Last May, Baylor announced their decision to refocus on the school's Christian identity, among other things, after they demoted former President Ken Star amid the fallout from alleged sexual assaults and rape involving five of the university's football players.
In the fall of 2015, the school's Board of Regents hired outside counsel Pepper Hamilton, LLP to conduct an independent and external review of the school's institutional response to Title IX and related compliance issues regarding reports of rape and assault, including those made against five of the university's football players.
The findings of the Pepper report, which led to the suspension and eventual firing of head football coach Art Briles, also forced the university's Board of Regents to apologize for the way in which the school mishandled reports of sexual assault.
"We were horrified by the extent of these acts of sexual violence on our campus. This investigation revealed the university's mishandling of reports in what should have been a supportive, responsive and caring environment for students," Richard Willis, chair of the Baylor Board of Regents, said at the time.
In a statement on her hiring, Livingstone said she was "humbled" at being selected to lead the Baptist institution and highlighted that she was always attracted to Baylor due to the school's "Christian mission."

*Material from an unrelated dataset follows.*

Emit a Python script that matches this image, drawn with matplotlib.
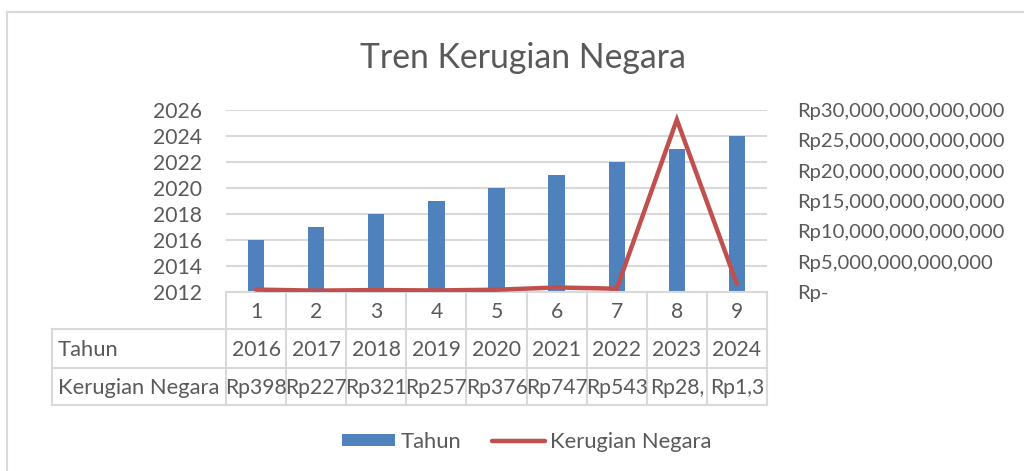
import matplotlib
matplotlib.use("Agg")
import matplotlib.pyplot as plt
from matplotlib.ticker import FuncFormatter
import matplotlib.transforms as mtransforms

plt.rcParams['font.family'] = ['Lato', 'DejaVu Sans']

categories = [1, 2, 3, 4, 5, 6, 7, 8, 9]
tahun = [2016, 2017, 2018, 2019, 2020, 2021, 2022, 2023, 2024]
kerugian = [398e9, 227e9, 321e9, 257e9, 376e9, 747e9, 543e9, 28.4e12, 1.3e12]
kerugian_labels = ["Rp398", "Rp227", "Rp321", "Rp257", "Rp376", "Rp747", "Rp543", "Rp28,", "Rp1,3"]
left_ticks = [2012, 2014, 2016, 2018, 2020, 2022, 2024, 2026]
right_ticks = [0, 5e12, 10e12, 15e12, 20e12, 25e12, 30e12]

W, H = 1024, 471
TXT = '#595959'
GRID = '#D9D9D9'
BLUE = '#4F81BD'
RED = '#C0504D'
FS = 15.2

fig = plt.figure(figsize=(W / 100, H / 100), dpi=100)
fig.patch.set_facecolor('white')

# axes in pixel coordinates
x0, x1, ytop, ybot = 226, 767, 110, 292
ax = fig.add_axes([x0 / W, 1 - ybot / H, (x1 - x0) / W, (ybot - ytop) / H])
ax.set_xlim(0.5, 9.5)
ax.set_ylim(2012, 2026)
ax.set_yticks(left_ticks)
ax.grid(axis='y', color=GRID, linewidth=1.5)
ax.set_axisbelow(True)
for s in ax.spines.values():
    s.set_visible(False)
ax.tick_params(axis='y', length=0, labelsize=FS, labelcolor=TXT, pad=17)
ax.tick_params(axis='x', length=0, labelbottom=False)

bars = ax.bar(categories, tahun, width=0.27, color=BLUE, label='Tahun', zorder=2)

ax2 = ax.twinx()
ax2.set_ylim(0, 30e12)
ax2.set_yticks(right_ticks)
ax2.yaxis.set_major_formatter(FuncFormatter(lambda v, p: 'Rp-' if v == 0 else 'Rp{:,.0f}'.format(v)))
for s in ax2.spines.values():
    s.set_visible(False)
ax2.tick_params(axis='y', length=0, labelsize=14.6, labelcolor=TXT, pad=22)
line, = ax2.plot(categories, kerugian, color=RED, linewidth=3.2, solid_capstyle='round',
                 solid_joinstyle='miter', label='Kerugian Negara', zorder=3)

# data table below the axes
trans = mtransforms.blended_transform_factory(ax.transData, ax.transAxes)
hpx = ybot - ytop
def yf(py):
    return -(py - ybot) / hpx
rows = [292, 329, 368, 405]
lc = GRID
lw = 1.5
ax.plot([0.5, 9.5], [0, 0], transform=trans, color=lc, lw=lw, clip_on=False, zorder=4)
for yy in rows[1:]:
    ax.plot([0.5, 9.5], [yf(yy), yf(yy)], transform=trans, color=lc, lw=lw, clip_on=False)
for k in range(10):
    ax.plot([0.5 + k, 0.5 + k], [0, yf(rows[3])], transform=trans, color=lc, lw=lw, clip_on=False)
hx0 = 52
for r in rows[1:]:
    fig.add_artist(plt.Line2D([hx0 / W, x0 / W], [1 - r / H] * 2, color=lc, lw=lw))
fig.add_artist(plt.Line2D([hx0 / W, hx0 / W], [1 - rows[1] / H, 1 - rows[3] / H], color=lc, lw=lw))

def ymid(a, b):
    return yf((rows[a] + rows[b]) / 2 + 1)
for c, t, k in zip(categories, tahun, kerugian_labels):
    ax.text(c, ymid(0, 1), str(c), transform=trans, ha='center', va='center', fontsize=FS, color=TXT)
    ax.text(c, ymid(1, 2), str(t), transform=trans, ha='center', va='center', fontsize=FS, color=TXT)
    ax.text(c, ymid(2, 3), k, transform=trans, ha='center', va='center', fontsize=FS, color=TXT)
fig.text(58 / W, 1 - ((rows[1] + rows[2]) / 2 + 1) / H, 'Tahun', ha='left', va='center', fontsize=15.8, color=TXT)
fig.text(58 / W, 1 - ((rows[2] + rows[3]) / 2 + 1) / H, 'Kerugian Negara', ha='left', va='center', fontsize=15.8, color=TXT)

# title
fig.text(523 / W, 1 - 58 / H, 'Tren Kerugian Negara', ha='center', va='center', fontsize=24.3, color=TXT)

# legend
leg = fig.legend([bars, line], ['Tahun', 'Kerugian Negara'], loc='center', bbox_to_anchor=(527 / W, 1 - 442 / H),
                 ncol=2, frameon=False, fontsize=15.8, labelcolor=TXT, handlelength=2.4, handletextpad=0.25,
                 columnspacing=1.4, handleheight=0.5)

# outer chart border
fig.add_artist(plt.Line2D([7 / W, 7 / W], [0, 1 - 12 / H], color=GRID, lw=1.5))
fig.add_artist(plt.Line2D([7 / W, 1], [1 - 12 / H, 1 - 12 / H], color=GRID, lw=1.5))

fig.savefig('out.png', dpi=100, facecolor='white')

"I am humbled and honored to be selected as the 15th president of Baylor University," she said. "I chose to begin my academic career at Baylor in significant part because of Baylor's Christian mission. To return to Baylor to partner with the exceptional faculty, staff, students and administrators to fulfill the university's vision to be a top-tier research institution, committed to excellence in all aspects of university life, while strengthening the Christian mission is an opportunity I look forward to with enthusiasm."
Livingstone, who is expected to assume her role as president at Baylor on June 1, previously worked at the university at the Waco campus from 1991-2002. From 1998-2002, she served as associate dean of graduate programs for the Hankamer School of Business in which she was responsible for all graduate degree business programs. She served as an associate professor in the department of management from 1997-2002 and an assistant professor in the same department from 1991-1997. She also was a member of the Faculty Athletics Council during her earlier years at Baylor.
"My time at Baylor as a faculty member and associate dean was formative in my academic career and in developing my passion for academic administration," Livingstone recalled. "Baylor's unique culture of care and compassion — that I experienced personally from my colleagues and that I saw demonstrated among faculty, staff and students — continues to inspire and influence me as an administrator. Continuing to strengthen Baylor's culture where faculty, staff and students are encouraged, inspired and cared for by one another is a priority."
Livingstone is currently serving as dean and professor of management at The George Washington University School of Business. She also previously served as dean of Pepperdine University's Graziadio School of Business and Management.